Es geht dem Kreisel an den Kragen

■ Ein Wunder: Eine Doppelkreuzung ersetzt den unfallträchtigen Ihlpohler Kreisverkehr genauso gut wie ein teurer „Fly-Over“

Für die Franzosen ist er ein Stück nationale Identität, die Berliner umrunden auf ihm ihre großen Plätze. In Bremen verwirrt er offenbar die Autofahrer eher, weshalb sie in seiner Nähe gerne auf die nächste Stoßstange auffahren: Die Rede ist vom Kreisverkehr, vulgo auch Kreisel genannt. Einem mit seiner Ei-Form nicht besonders gelungenen Exemplar dieser Gattung hat jetzt das letzte Stündlein geschlagen. Der Ihlpohler Kreisel, berüchtigtes Nadelör für mehr als 50.000 Autos täglich auf dem Weg von und nach Bremen-Nord, wird bis 1999 zur Doppelkreuzung umgebaut.

Das kostet laut Bausenator Bernt Schulte (CDU) zehn Millionen Mark, davon zahlt Bremen zwei bis drei, der Rest kommt aus Niedersachsen und Bonn. Die Verkehrsplaner aus der Baubehörde und dem zur Innenbehörde gehörenden Stadtamt haben in Gemeinschaftsarbeit das Wunder vollbracht, die sechs Zu- und Abfahrten funktionstüchtig zusammenzuknoten. Verblüfft zeigten sich darob die Politiker wie Schulte, sein CDU-Parteifreund und Fraktionsvize Helmut Pflugradt und die SPD-Baupolitikerin Waltraud Hammerström.

Schließlich hatte man jahrelang überlegt, wie man sich des von Schulte mit höchster Priorität belegten Verkehrsproblems Ihlpohler Kreisel entledigen könnte. Jetzt versprechen die Techniker dank rechnergesteuerter, an den Verkehrsströmen orientierten Ampelschaltungen freiere Bahn als heutzutage.
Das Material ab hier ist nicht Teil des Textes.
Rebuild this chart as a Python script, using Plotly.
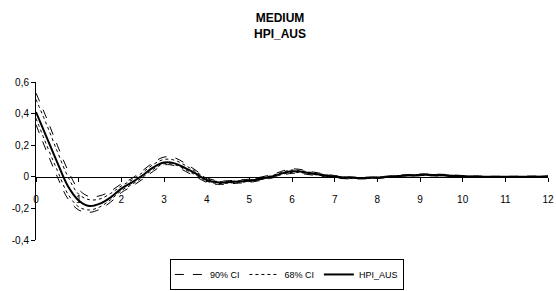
import plotly.graph_objects as go

x = [0, 0.25, 0.5, 0.75, 1, 1.25, 1.5, 1.75, 2, 2.25, 2.5, 2.75, 3, 3.25, 3.5, 3.75, 4,
     4.25, 4.5, 4.75, 5, 5.5, 6, 6.5, 7, 7.5, 8, 8.5, 9, 9.5, 10, 10.5, 11, 11.5, 12]
hpi_aus = [0.41, 0.25, 0.09, -0.06, -0.15, -0.185, -0.17, -0.13, -0.075, -0.035, 0.01, 0.06,
           0.09, 0.085, 0.055, 0.02, -0.02, -0.035, -0.035, -0.03, -0.025, 0.0, 0.035, 0.02,
           0.0, -0.008, -0.005, 0.005, 0.012, 0.01, 0.003, 0.0, 0.0, 0.0, 0.002]
ci90_upper = [0.53, 0.37, 0.2, 0.04, -0.08, -0.125, -0.12, -0.09, -0.045, -0.01, 0.04, 0.09,
              0.125, 0.12, 0.085, 0.04, -0.005, -0.025, -0.025, -0.02, -0.015, 0.012, 0.05,
              0.03, 0.008, -0.002, 0.0, 0.01, 0.018, 0.016, 0.008, 0.004, 0.003, 0.004, 0.006]
ci90_lower = [0.33, 0.16, 0.0, -0.14, -0.21, -0.225, -0.205, -0.16, -0.1, -0.06, -0.015, 0.035,
              0.075, 0.07, 0.035, 0.0, -0.035, -0.048, -0.045, -0.04, -0.035, -0.01, 0.022,
              0.01, -0.008, -0.014, -0.01, 0.0, 0.006, 0.004, -0.002, -0.004, -0.004, -0.003, -0.002]
ci68_upper = [0.49, 0.33, 0.16, 0.0, -0.11, -0.145, -0.14, -0.105, -0.058, -0.02, 0.028, 0.078,
              0.11, 0.105, 0.072, 0.032, -0.01, -0.03, -0.03, -0.025, -0.02, 0.006, 0.043,
              0.025, 0.004, -0.005, -0.002, 0.007, 0.015, 0.013, 0.005, 0.002, 0.001, 0.002, 0.004]
ci68_lower = [0.37, 0.2, 0.04, -0.11, -0.19, -0.21, -0.19, -0.145, -0.088, -0.048, -0.003, 0.047,
              0.082, 0.077, 0.045, 0.01, -0.028, -0.042, -0.04, -0.035, -0.03, -0.005, 0.028,
              0.015, -0.004, -0.011, -0.008, 0.003, 0.009, 0.007, 0.0, -0.002, -0.002, -0.001, 0.0]

x_ticks = list(range(0, 13))
y_tickvals = [-0.4, -0.2, 0, 0.2, 0.4, 0.6]
y_ticktext = ["-0,4", "-0,2", "0", "0,2", "0,4", "0,6"]

FONT = "Liberation Sans, Arial, sans-serif"

fig = go.Figure()
fig.add_trace(go.Scatter(x=x, y=ci90_upper, mode="lines", name="90% CI",
                         line=dict(color="black", width=1, dash="dash", shape="spline"),
                         legendgroup="90"))
fig.add_trace(go.Scatter(x=x, y=ci90_lower, mode="lines", name="90% CI", showlegend=False,
                         line=dict(color="black", width=1, dash="dash", shape="spline"),
                         legendgroup="90"))
fig.add_trace(go.Scatter(x=x, y=ci68_upper, mode="lines", name="68% CI",
                         line=dict(color="black", width=1, dash="dot", shape="spline"),
                         legendgroup="68"))
fig.add_trace(go.Scatter(x=x, y=ci68_lower, mode="lines", name="68% CI", showlegend=False,
                         line=dict(color="black", width=1, dash="dot", shape="spline"),
                         legendgroup="68"))
fig.add_trace(go.Scatter(x=x, y=hpi_aus, mode="lines", name="HPI_AUS",
                         line=dict(color="black", width=2, shape="spline")))

fig.add_annotation(text="<b>MEDIUM<br>HPI_AUS</b>", xref="paper", yref="paper",
                   x=0.477, y=1.465, xanchor="center", yanchor="top", showarrow=False,
                   font=dict(size=12, family=FONT, color="black"))

fig.update_layout(
    width=556, height=291,
    margin=dict(l=36, r=8, t=82, b=51, autoexpand=False),
    paper_bgcolor="white", plot_bgcolor="white",
    separators=",.",
    font=dict(family=FONT, size=10, color="black"),
    showlegend=True,
    legend=dict(orientation="h", x=0.49, xanchor="center", y=-0.12, yanchor="top",
                bordercolor="black", borderwidth=1, font=dict(size=9, family=FONT),
                itemwidth=30, tracegroupgap=0),
    xaxis=dict(range=[0, 12], tickmode="array", tickvals=x_ticks, showgrid=False,
               zeroline=False, showline=True, linecolor="black", linewidth=1,
               ticks="outside", ticklen=4, tickcolor="black", ticklabeloverflow="allow",
               anchor="free", position=0.4, ticklabelstandoff=9, automargin=False),
    yaxis=dict(range=[-0.4, 0.6], tickmode="array", tickvals=y_tickvals,
               ticktext=y_ticktext, showgrid=False, zeroline=False, showline=True,
               linecolor="black", linewidth=1, ticks="outside", ticklen=4,
               tickcolor="black", automargin=False),
)

fig.write_html("out.html", config={"displayModeBar": False},
               post_script="document.body.style.margin='0';document.body.style.overflow='hidden';")
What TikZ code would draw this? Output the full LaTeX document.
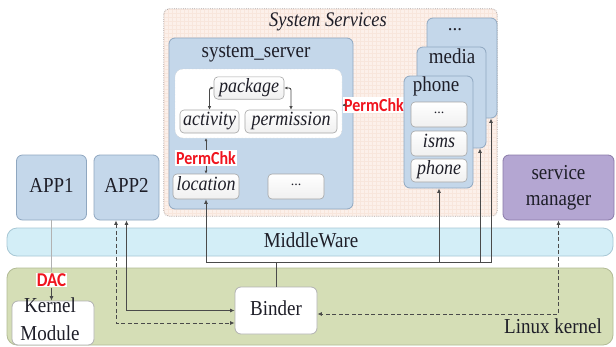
\documentclass[tikz,border=0pt]{standalone}
\usepackage{fontspec}
\setmainfont{Liberation Serif}
\newfontfamily\pcfont{Carlito}
\usetikzlibrary{arrows.meta,calc}
\definecolor{bluefill}{HTML}{C4D7EA}
\definecolor{blueline}{HTML}{8FA7C0}
\definecolor{mwfill}{HTML}{D3EEF7}
\definecolor{mwline}{HTML}{A8C8D5}
\definecolor{kfill}{HTML}{D5DEB6}
\definecolor{kline}{HTML}{B2BB96}
\definecolor{smfill}{HTML}{B4A6D2}
\definecolor{smline}{HTML}{8A7BA8}
\definecolor{ssfill}{HTML}{FCF0EA}
\definecolor{ssgrid}{HTML}{F8E6DC}
\definecolor{ssline}{HTML}{B0A4A0}
\definecolor{lnk}{HTML}{4A4A4A}
\definecolor{pcred}{HTML}{F0141E}
\definecolor{txt}{HTML}{1E1E28}
\newcommand{\tx}[1]{\scalebox{1}[1.12]{\begin{tabular}{@{}c@{}}#1\end{tabular}}}
\newcommand{\pcx}[1]{\scalebox{1}[1.15]{#1}}
\begin{document}
\begin{tikzpicture}[x=1pt,y=-1pt,
  every node/.style={text=txt},
  boxb/.style={draw=blueline,fill=bluefill,rounded corners=6pt,line width=0.8pt,inner sep=0pt},
  wbox/.style={draw=gray!70,top color=white,bottom color=gray!12,rounded corners=4pt,line width=0.6pt,inner sep=0pt,font=\fontsize{18}{20}\selectfont\itshape},
  lbl/.style={font=\fontsize{19}{23}\selectfont,align=center,inner sep=0pt},
  pc/.style={fill=white,inner sep=1pt,font=\fontsize{16}{18}\pcfont\bfseries,text=pcred},
  link/.style={draw=lnk,line width=0.9pt},
  dsh/.style={dash pattern=on 4pt off 2.5pt},
  tip/.style={-{Latex[length=4.5pt,width=4pt]}},
  tips/.style={{Latex[length=4.5pt,width=4pt]}-{Latex[length=4.5pt,width=4pt]}},
  stips/.style={{Latex[length=3pt,width=3pt]}-{Latex[length=3.5pt,width=3.5pt]}}
]
\useasboundingbox (0,0) rectangle (616,346);
\fill[white] (0,0) rectangle (616,346);

% bands
\node[draw=kline,fill=kfill,rounded corners=10pt,line width=0.8pt,minimum width=606pt,minimum height=77pt,inner sep=0pt] (kernel) at (310,306.5) {};
\node[draw=mwline,fill=mwfill,rounded corners=10pt,line width=0.8pt,minimum width=606pt,minimum height=28pt,inner sep=0pt] (mw) at (310,242) {};
\node[lbl] (mwtext) at (311,242) {\tx{MiddleWare}};
\node[lbl] (lktext) at (553,328) {\tx{Linux kernel}};

% System Services frame
\node[fill=ssfill,rounded corners=5pt,minimum width=333pt,minimum height=207pt,inner sep=0pt] (svc) at (330.5,112.5) {};
\begin{scope}
  \clip[rounded corners=5pt] (164,9) rectangle (497,216);
  \foreach \i in {0,...,83} {\draw[ssgrid,line width=0.3pt] (164+4*\i,9) -- (164+4*\i,216);}
  \foreach \j in {0,...,52} {\draw[ssgrid,line width=0.3pt] (164,9+4*\j) -- (497,9+4*\j);}
\end{scope}
\draw[ssline,densely dotted,line width=0.8pt,rounded corners=5pt] (svc.north west) rectangle (svc.south east);
\node[lbl,font=\fontsize{18.5}{22}\selectfont\itshape] (svctext) at (328,22) {\tx{System Services}};

% system_server
\node[boxb,minimum width=184pt,minimum height=171pt] (sserver) at (261,123.5) {};
\node[lbl] (sstext) at (256,52) {\tx{system\_server}};
\node[draw=gray!45,densely dotted,fill=white,rounded corners=8pt,minimum width=167pt,minimum height=69pt,inner sep=0pt] (inner) at (258.5,103.5) {};
\node[wbox,minimum width=70pt,minimum height=22pt] (package) at (249,88) {\tx{package}};
\node[wbox,minimum width=59pt,minimum height=23pt] (activity) at (209.5,121.5) {\tx{activity}};
\node[wbox,minimum width=92pt,minimum height=23pt] (permission) at (291,121.5) {\tx{permission}};
\node[wbox,minimum width=66pt,minimum height=25pt] (location) at (206,186.5) {\tx{location}};
\node[wbox,font=\fontsize{14}{16}\selectfont,minimum width=56pt,minimum height=25pt] (sdots) at (296,186.5) {\raisebox{3pt}{...}};
\node[pc] (pc1) at (374,105) {\pcx{PermChk}};
\node[pc] (pc2) at (206,158) {\pcx{PermChk}};

% app service stack
\node[boxb,minimum width=70pt,minimum height=100pt] (stdots) at (462,68) {};
\node[lbl] (stdotst) at (455,30) {...};
\node[boxb,minimum width=69pt,minimum height=101pt] (media) at (451.5,97.5) {};
\node[lbl] (mediat) at (452,58) {\tx{media}};
\node[boxb,minimum width=69pt,minimum height=112pt] (phonebox) at (438.5,132) {};
\node[lbl] (phonet) at (436,86) {\tx{phone}};
\node[wbox,font=\fontsize{14}{16}\selectfont,minimum width=56pt,minimum height=25pt] (pdots) at (439,114.5) {\raisebox{3pt}{...}};
\node[wbox,minimum width=56pt,minimum height=25pt] (isms) at (439,143.5) {\tx{isms}};
\node[wbox,minimum width=56pt,minimum height=23pt] (phonei) at (439,170.5) {\tx{phone}};

% apps and service manager
\node[boxb,minimum width=70pt,minimum height=65pt] (app1) at (51.5,187.5) {};
\node[lbl] (app1t) at (51.5,187) {\tx{APP1}};
\node[boxb,minimum width=65pt,minimum height=65pt] (app2) at (126.5,187.5) {};
\node[lbl] (app2t) at (126.5,187) {\tx{APP2}};
\node[draw=smline,fill=smfill,rounded corners=6pt,line width=0.8pt,minimum width=111pt,minimum height=65pt,inner sep=0pt] (sm) at (558.5,187.5) {};
\node[lbl] (smt) at (558.5,187) {\tx{service\\manager}};

% kernel parts
\node[draw=gray!60,fill=white,rounded corners=6pt,line width=0.8pt,minimum width=82pt,minimum height=44pt,inner sep=0pt] (kmod) at (53,323) {};
\node[lbl,font=\fontsize{19}{25}\selectfont] (kmodt) at (50,321) {\tx{Kernel\\Module}};
\node[draw=gray!60,fill=white,rounded corners=6pt,line width=0.8pt,minimum width=82pt,minimum height=47pt,inner sep=0pt] (binder) at (276,310.5) {};
\node[lbl] (bindert) at (276,310.5) {\tx{Binder}};

% DAC
\draw[gray!60,line width=0.7pt] (app1.south) -- (51.5,272);
\node[pc,font=\fontsize{17}{19}\pcfont\bfseries] (dac) at (51.5,280) {\pcx{DAC}};
\draw[link,tip,line width=0.7pt] (dac.south) -- (dac.south |- kmod.north);

% internal links
\draw[link,stips,rounded corners=2pt] (package.west) -| (activity.north);
\draw[link,stips,rounded corners=2pt] (package.east) -| (permission.north);
\draw[link,-{Latex[length=3.5pt,width=3.5pt]}] (pc1.west) -- (pc1.west -| inner.east);
\draw[link,-{Latex[length=3pt,width=3pt]}] (pc2.north) -- (pc2.north |- inner.south);
\draw[link,-{Latex[length=3pt,width=3pt]}] (pc2.south) -- (pc2.south |- location.north);

% binder bus
\coordinate (bus) at (276,262);
\draw[link] (binder.north) -- (bus);
\draw[link,tip] (bus) -| (location.south);
\draw[link,tip] (bus) -| (phonei.south |- phonebox.south);
\draw[link,tip] (bus) -| ($(media.south)+(28.5,0)$);
\draw[link,tip] (bus) -| ($(stdots.south)+(29,0)$);

% apps to binder
\draw[link,tips] (app2.south) |- (binder.west);
\draw[link,tips,dsh] ($(app2.south)+(-10.5,0)$) |- ($(binder.west)+(0,12.5)$);
\draw[link,tips,dsh] (sm.south) |- ($(binder.east)+(0,3.5)$);
\end{tikzpicture}
\end{document}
Dreispuriges Linksabbiegen von der A 27 in die B 74 Richtung Vegesack und zweispuriges Abbiegen in der Gegenrichtung sollen möglich sein.

Die KfZ-Innung wird's ärgern: Denn damit wird der Bremer Unfallschwerpunkt entschärft. Jeden zweiten Tag kracht es hier, wenn Autolenker panische Blicke auf in der Ferne des Kreisels herannahende Fahrzeuge richten, anstatt auf den Abstand zum Vorderauto zu achten. Und dann ist der Weg nach Bremen-Nord quasi blockiert.

Vor zwei Jahren reifte darum in den Köpfen von Planern wie Thomas Wunderlich vom Stadtamt die revolutionäre Idee: Doppelkreuzung. Denn alles herumdoktern am Kreisel versprach keine Abhilfe. Die CDU hatte deshalb seit langem gefordert, den Knoten mit einer Hochstraße, einem Fly-Over, zu überfliegen. Schultes Beamte rechneten nach: 60-70 Millionen teuer käme ein Fly-Over. Da Schulte aber von Bonn auch noch Geld für den Bau der Autobahn 281 in der Neustadt haben will, mußte er hier abwägen und befand: „Zu teuer“. Außerdem würde die Planung zu lange dauern, und unterdessen würden weiterhin teure Automobile bei der Kreisel-Fahrt beschädigt. Mit dem neuen Plan ist auch die CDU-Fraktion zufrieden: „Wir haben uns überzeugen lassen“, sagt Pflugradt.

Die neue Doppelkreuzung paßt ziemlich genau auf die Fläche des ausladenden Kreisels unter der Autobahn. Das bedeutet kurze Planungszeiten. Angepeilter Baubeginn: 1998.

Mit einer weiteren Aktion will der in letzter Zeit von der CDU-Autofraktion heftig gescholtene Bausenator den Stau zwischen Bremen-Nord und Bremen-Stadt auflösen. Weil der sechsspurige Ausbau der A 27 noch einen langen Planungsvorlauf braucht, werden jetzt die Standspuren zu dritten Fahrstreifen ausgebaut. Beginnen will Schulte an einem 600-Meter langen Teilstück Richtung Süden vor der Ausfahrt Freihäfen, wo die Autos ins Stadt-Zentrum abfahren. „Da muß der Druck raus“, befand der Senator und will 900.000 Mark aus den Autobahn-Unterhaltungsmitteln für die Notspur lockermachen. Sukzessive sollen dann auf der gesamten Strecke die Standspuren freigegeben werden. Das Bundesverkehrsministerium signalisierte dafür grünes Licht.